Problem statement: What is the number of lines containing the string "this"? Answer with the number only.
================================
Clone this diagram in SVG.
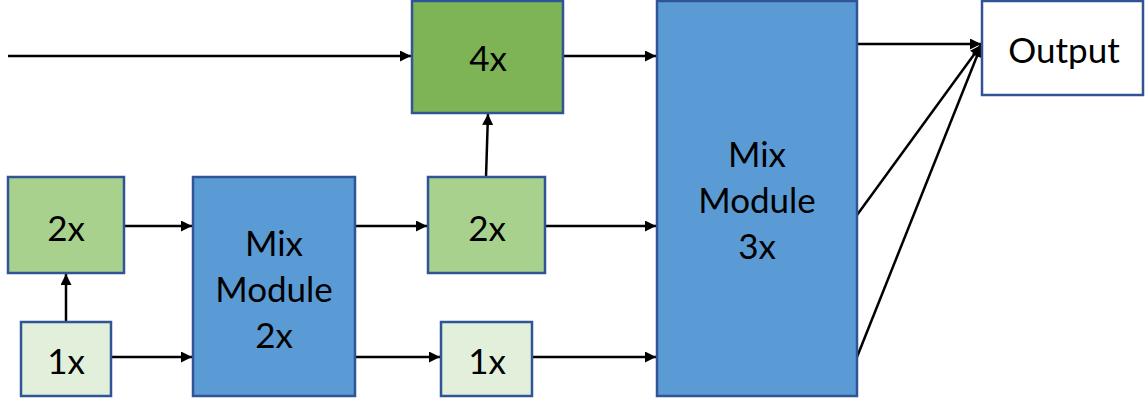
<svg xmlns="http://www.w3.org/2000/svg" width="1146" height="400" viewBox="0 0 1146 400">
  <style>
    .box { stroke: #2f5597; stroke-width: 2.5; }
    .dark { fill: #7eb356; }
    .mid { fill: #a9d18e; }
    .light { fill: #e2efda; }
    .mix { fill: #5b9bd5; }
    .out { fill: #ffffff; }
    .lbl { font-family: Lato, "Open Sans", sans-serif; font-size: 35px; fill: #000; text-anchor: middle; dominant-baseline: central; }
    .wire { stroke: #000; stroke-width: 2.5; fill: none; marker-end: url(#head); }
  </style>
  <defs>
    <marker id="head" viewBox="0 0 10 10" refX="10" refY="5" markerWidth="4.6" markerHeight="4.4" orient="auto" markerUnits="strokeWidth">
      <path d="M0,0 L10,5 L0,10 z" fill="#000"/>
    </marker>
  </defs>
  <rect width="1146" height="400" fill="#fff"/>

  <g id="connectors">
    <line class="wire" x1="8" y1="56" x2="411" y2="56"/>
    <line class="wire" x1="66" y1="322" x2="66" y2="274"/>
    <line class="wire" x1="124" y1="226" x2="192" y2="226"/>
    <line class="wire" x1="111" y1="357" x2="192" y2="357"/>
    <line class="wire" x1="355" y1="226" x2="427" y2="226"/>
    <line class="wire" x1="355" y1="357" x2="440" y2="357"/>
    <line class="wire" x1="486" y1="177" x2="488" y2="114"/>
    <line class="wire" x1="563" y1="56" x2="656" y2="56"/>
    <line class="wire" x1="545" y1="226" x2="656" y2="226"/>
    <line class="wire" x1="532" y1="357" x2="656" y2="357"/>
    <line class="wire" x1="857" y1="44" x2="981" y2="44"/>
    <line class="wire" x1="857" y1="215" x2="981" y2="45"/>
    <line class="wire" x1="857" y1="357" x2="981" y2="46"/>
  </g>

  <g id="up4x">
    <rect class="box dark" x="412" y="1" width="151" height="112"/>
    <text class="lbl" x="488" y="57">4x</text>
  </g>
  <g id="mix3x">
    <rect class="box mix" x="657" y="1" width="200" height="395"/>
    <text class="lbl" x="757" y="153">Mix</text>
    <text class="lbl" x="757" y="199">Module</text>
    <text class="lbl" x="757" y="245">3x</text>
  </g>
  <g id="output">
    <rect class="box out" x="982" y="1" width="161" height="94"/>
    <text class="lbl" x="1064" y="49">Output</text>
  </g>
  <g id="in2x">
    <rect class="box mid" x="8" y="177" width="116" height="96"/>
    <text class="lbl" x="66" y="227">2x</text>
  </g>
  <g id="in1x">
    <rect class="box light" x="21" y="322" width="90" height="74"/>
    <text class="lbl" x="66" y="360">1x</text>
  </g>
  <g id="mix2x">
    <rect class="box mix" x="193" y="177" width="162" height="219"/>
    <text class="lbl" x="274" y="242">Mix</text>
    <text class="lbl" x="274" y="288">Module</text>
    <text class="lbl" x="274" y="334">2x</text>
  </g>
  <g id="mid2x">
    <rect class="box mid" x="428" y="177" width="117" height="96"/>
    <text class="lbl" x="487" y="227">2x</text>
  </g>
  <g id="mid1x">
    <rect class="box light" x="441" y="322" width="91" height="74"/>
    <text class="lbl" x="487" y="360">1x</text>
  </g>
</svg>
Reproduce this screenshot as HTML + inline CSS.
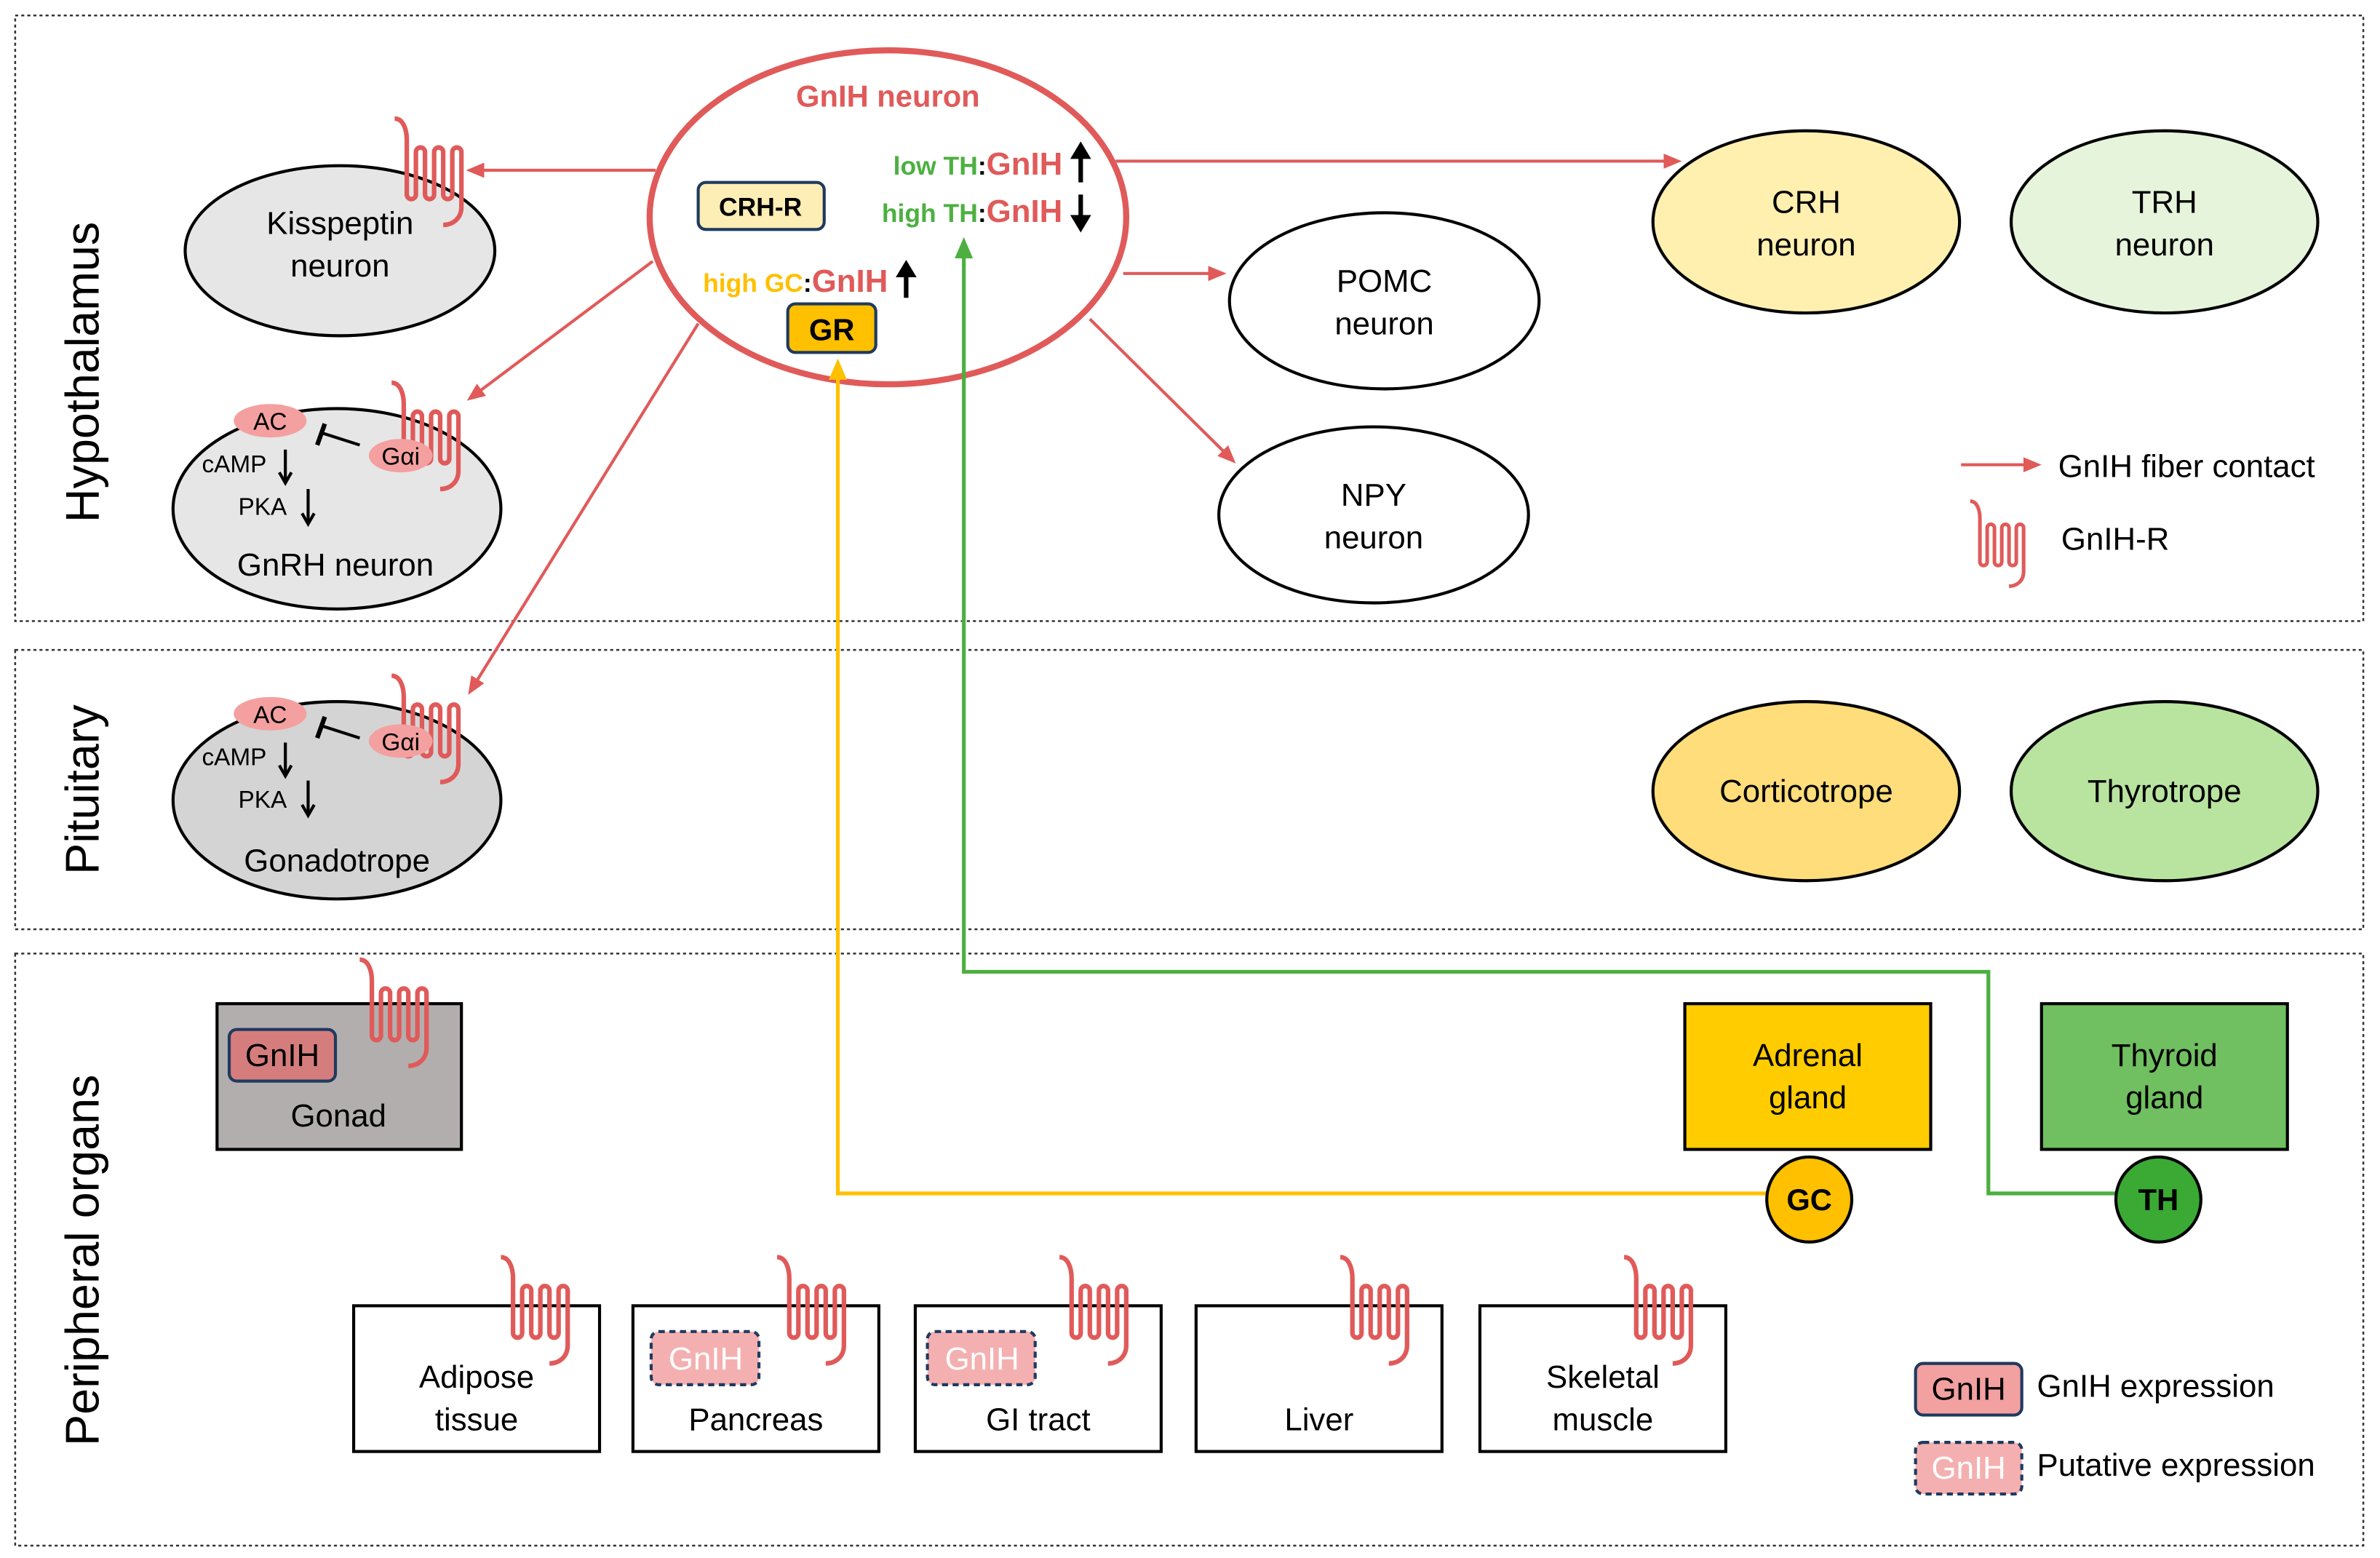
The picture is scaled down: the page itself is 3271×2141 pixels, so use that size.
<!DOCTYPE html>
<html><head><meta charset="utf-8"><style>
html,body{margin:0;padding:0;background:#fff}
svg{display:block}
text{font-family:"Liberation Sans",Arial,sans-serif}
</style></head><body>
<svg width="3271" height="2141" viewBox="0 0 1568 1026" xmlns="http://www.w3.org/2000/svg">
<defs>
<marker id="ar" markerWidth="12" markerHeight="10" refX="9" refY="5" orient="auto" markerUnits="userSpaceOnUse"><path d="M0,0 L12,5 L0,10 z" fill="#e05a5a"/></marker>
<g id="rc"><path d="M0,0 C6,0 8,8 8,14 L8,50 A3,3 0 0 0 14,50 L14,22 A3,3 0 0 1 20,22 L20,50 A3,3 0 0 0 26,50 L26,22 A3,3 0 0 1 32,22 L32,50 A3,3 0 0 0 38,50 L38,22 A3,3 0 0 1 44,22 L44,58 C44,66 38,70 32,70" fill="none" stroke="#e05a5a" stroke-width="3"/></g>
</defs>
<g fill="none" stroke="#333" stroke-width="1.2" stroke-dasharray="2,2">
<rect x="10" y="10" width="1547" height="399"/>
<rect x="10" y="428" width="1547" height="184"/>
<rect x="10" y="628" width="1547" height="390"/>
</g>
<g font-size="31" text-anchor="middle" fill="#000">
<text transform="translate(65,245) rotate(-90)">Hypothalamus</text>
<text transform="translate(65,520) rotate(-90)">Pituitary</text>
<text transform="translate(65,830) rotate(-90)">Peripheral organs</text>
</g>
<!-- connectors -->
<g stroke="#e05a5a" stroke-width="2" fill="none">
<line x1="432" y1="112" x2="310" y2="112" marker-end="url(#ar)"/>
<line x1="430" y1="172" x2="310" y2="262" marker-end="url(#ar)"/>
<line x1="460" y1="213" x2="310" y2="455" marker-end="url(#ar)"/>
<line x1="740" y1="180" x2="805" y2="180" marker-end="url(#ar)"/>
<line x1="718" y1="210" x2="812" y2="303" marker-end="url(#ar)"/>
<line x1="735" y1="106" x2="1105" y2="106" marker-end="url(#ar)"/>
<line x1="1292" y1="306" x2="1342" y2="306" marker-end="url(#ar)"/>
</g>
<!-- hypothalamus nodes -->
<g stroke="#000" stroke-width="2">
<ellipse cx="224" cy="165" rx="102" ry="56" fill="#e6e6e6"/>
<ellipse cx="222" cy="335" rx="108" ry="66" fill="#e6e6e6"/>
<ellipse cx="222" cy="527" rx="108" ry="65" fill="#d4d4d4"/>
<ellipse cx="912" cy="198" rx="102" ry="58" fill="#fff"/>
<ellipse cx="905" cy="339" rx="102" ry="58" fill="#fff"/>
<ellipse cx="1190" cy="146" rx="101" ry="60" fill="#fff0b0"/>
<ellipse cx="1426" cy="146" rx="101" ry="60" fill="#e6f4dc"/>
<ellipse cx="1190" cy="521" rx="101" ry="59" fill="#fedd7a"/>
<ellipse cx="1426" cy="521" rx="101" ry="59" fill="#b9e4a0"/>
</g>
<ellipse cx="585" cy="143" rx="157" ry="110" fill="#fff" stroke="#e05a5a" stroke-width="4"/>
<polyline points="1164,786 552,786 552,248" fill="none" stroke="#ffc000" stroke-width="2.5"/>
<path d="M546,250 L552,236 L558,250 z" fill="#ffc000"/>
<polyline points="1394,786 1310,786 1310,640 635,640 635,168" fill="none" stroke="#4cb040" stroke-width="2.5"/>
<path d="M629,170 L635,156 L641,170 z" fill="#4cb040"/>
<g font-size="21" text-anchor="middle" fill="#000">
<text x="224" y="154">Kisspeptin</text><text x="224" y="182">neuron</text>
<text x="221" y="379">GnRH neuron</text>
<text x="222" y="574">Gonadotrope</text>
<text x="912" y="192">POMC</text><text x="912" y="220">neuron</text>
<text x="905" y="333">NPY</text><text x="905" y="361">neuron</text>
<text x="1190" y="140">CRH</text><text x="1190" y="168">neuron</text>
<text x="1426" y="140">TRH</text><text x="1426" y="168">neuron</text>
<text x="1190" y="528">Corticotrope</text>
<text x="1426" y="528">Thyrotrope</text>
</g>
<!-- receptors -->
<use href="#rc" x="260" y="78"/>
<use href="#rc" x="258" y="252"/>
<use href="#rc" x="258" y="445"/>
<use href="#rc" transform="translate(1298,330) scale(0.8)"/>
<!-- GnRH / gonadotrope internals -->
<g>
<ellipse cx="178" cy="277" rx="24" ry="11" fill="#f4a0a0"/>
<ellipse cx="264" cy="300" rx="21" ry="11" fill="#f4a0a0"/>
<ellipse cx="178" cy="470" rx="24" ry="11" fill="#f4a0a0"/>
<ellipse cx="264" cy="488" rx="21" ry="11" fill="#f4a0a0"/>
</g>
<g font-size="16" fill="#000" text-anchor="middle">
<text x="178" y="283">AC</text><text x="264" y="306">Gαi</text>
<text x="178" y="476">AC</text><text x="264" y="494">Gαi</text>
</g>
<g font-size="16" fill="#000">
<text x="133" y="311">cAMP</text><text x="157" y="339">PKA</text>
<text x="133" y="504">cAMP</text><text x="157" y="532">PKA</text>
</g>
<g stroke="#000" stroke-width="2" fill="none">
<line x1="188" y1="296" x2="188" y2="316"/><path d="M184,311 L188,318 L192,311"/>
<line x1="203" y1="322" x2="203" y2="344"/><path d="M199,338 L203,345 L207,338"/>
<line x1="188" y1="489" x2="188" y2="509"/><path d="M184,504 L188,511 L192,504"/>
<line x1="203" y1="514" x2="203" y2="536"/><path d="M199,530 L203,537 L207,530"/>
<line x1="237" y1="293" x2="212" y2="285"/><line x1="214" y1="279" x2="209" y2="293" stroke-width="3"/>
<line x1="237" y1="486" x2="212" y2="478"/><line x1="214" y1="472" x2="209" y2="486" stroke-width="3"/>
</g>
<!-- GnIH neuron internals -->
<text x="585" y="70" font-size="20" font-weight="bold" fill="#e05a5a" text-anchor="middle">GnIH neuron</text>
<rect x="460" y="120" width="83" height="31" rx="5" fill="#fdeeb5" stroke="#1f3a5f" stroke-width="2"/>
<text x="501" y="142" font-size="17" font-weight="bold" text-anchor="middle">CRH-R</text>
<rect x="519" y="200" width="58" height="32" rx="5" fill="#ffc000" stroke="#1f3a5f" stroke-width="2"/>
<text x="548" y="224" font-size="20" font-weight="bold" text-anchor="middle">GR</text>
<g font-size="17" font-weight="bold">
<text x="700" y="115" text-anchor="end"><tspan fill="#4cb040">low TH</tspan><tspan fill="#000">:</tspan><tspan fill="#e05a5a" font-size="21">GnIH</tspan></text>
<text x="700" y="146" text-anchor="end"><tspan fill="#4cb040">high TH</tspan><tspan fill="#000">:</tspan><tspan fill="#e05a5a" font-size="21">GnIH</tspan></text>
<text x="585" y="192" text-anchor="end"><tspan fill="#ffc000">high GC</tspan><tspan fill="#000">:</tspan><tspan fill="#e05a5a" font-size="21">GnIH</tspan></text>
</g>
<g stroke="#000" stroke-width="3" fill="#000">
<line x1="712" y1="120" x2="712" y2="102"/><path d="M706,104 L712,94 L718,104 z" stroke-width="1"/>
<line x1="712" y1="128" x2="712" y2="144"/><path d="M706,142 L712,152 L718,142 z" stroke-width="1"/>
<line x1="597" y1="196" x2="597" y2="180"/><path d="M591,182 L597,172 L603,182 z" stroke-width="1"/>
</g>
<g font-size="21" fill="#000">
<text x="1356" y="314">GnIH fiber contact</text>
<text x="1358" y="362">GnIH-R</text>
<text x="1342" y="920">GnIH expression</text>
<text x="1342" y="972">Putative expression</text>
</g>
<!-- peripheral -->
<g stroke="#000" stroke-width="2">
<rect x="143" y="661" width="161" height="96" fill="#b3aeae"/>
<rect x="1110" y="661" width="162" height="96" fill="#ffcc00"/>
<rect x="1345" y="661" width="162" height="96" fill="#70bf60"/>
<rect x="233" y="860" width="162" height="96" fill="none"/>
<rect x="417" y="860" width="162" height="96" fill="none"/>
<rect x="603" y="860" width="162" height="96" fill="none"/>
<rect x="788" y="860" width="162" height="96" fill="none"/>
<rect x="975" y="860" width="162" height="96" fill="none"/>
<circle cx="1192" cy="790" r="28" fill="#ffc000"/>
<circle cx="1422" cy="790" r="28" fill="#3aaa35"/>
</g>
<use href="#rc" x="237" y="632"/>
<use href="#rc" x="330" y="828"/>
<use href="#rc" x="512" y="828"/>
<use href="#rc" x="698" y="828"/>
<use href="#rc" x="883" y="828"/>
<use href="#rc" x="1070" y="828"/>
<rect x="151" y="678" width="70" height="34" rx="5" fill="#d57d7d" stroke="#1f3a5f" stroke-width="2"/>
<rect x="429" y="877" width="71" height="35" rx="5" fill="#f4b0b0" stroke="#1f3a5f" stroke-width="2" stroke-dasharray="4,3"/>
<rect x="611" y="877" width="71" height="35" rx="5" fill="#f4b0b0" stroke="#1f3a5f" stroke-width="2" stroke-dasharray="4,3"/>
<rect x="1262" y="898" width="70" height="34" rx="5" fill="#f2a0a0" stroke="#1f3a5f" stroke-width="2"/>
<rect x="1262" y="950" width="70" height="34" rx="5" fill="#f4b0b0" stroke="#1f3a5f" stroke-width="2" stroke-dasharray="4,3"/>
<g font-size="21" text-anchor="middle" fill="#000">
<text x="186" y="702">GnIH</text>
<text x="223" y="742">Gonad</text>
<text x="1191" y="702">Adrenal</text><text x="1191" y="730">gland</text>
<text x="1426" y="702">Thyroid</text><text x="1426" y="730">gland</text>
<text x="314" y="914">Adipose</text><text x="314" y="942">tissue</text>
<text x="498" y="942">Pancreas</text>
<text x="684" y="942">GI tract</text>
<text x="869" y="942">Liver</text>
<text x="1056" y="914">Skeletal</text><text x="1056" y="942">muscle</text>
<text x="1297" y="922">GnIH</text>
</g>
<g font-size="21" text-anchor="middle" fill="#fff">
<text x="465" y="902">GnIH</text>
<text x="647" y="902">GnIH</text>
<text x="1297" y="974">GnIH</text>
</g>
<g font-size="20" font-weight="bold" text-anchor="middle" fill="#000">
<text x="1192" y="797">GC</text>
<text x="1422" y="797">TH</text>
</g>
</svg>
</body></html>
================================
Right answer: 2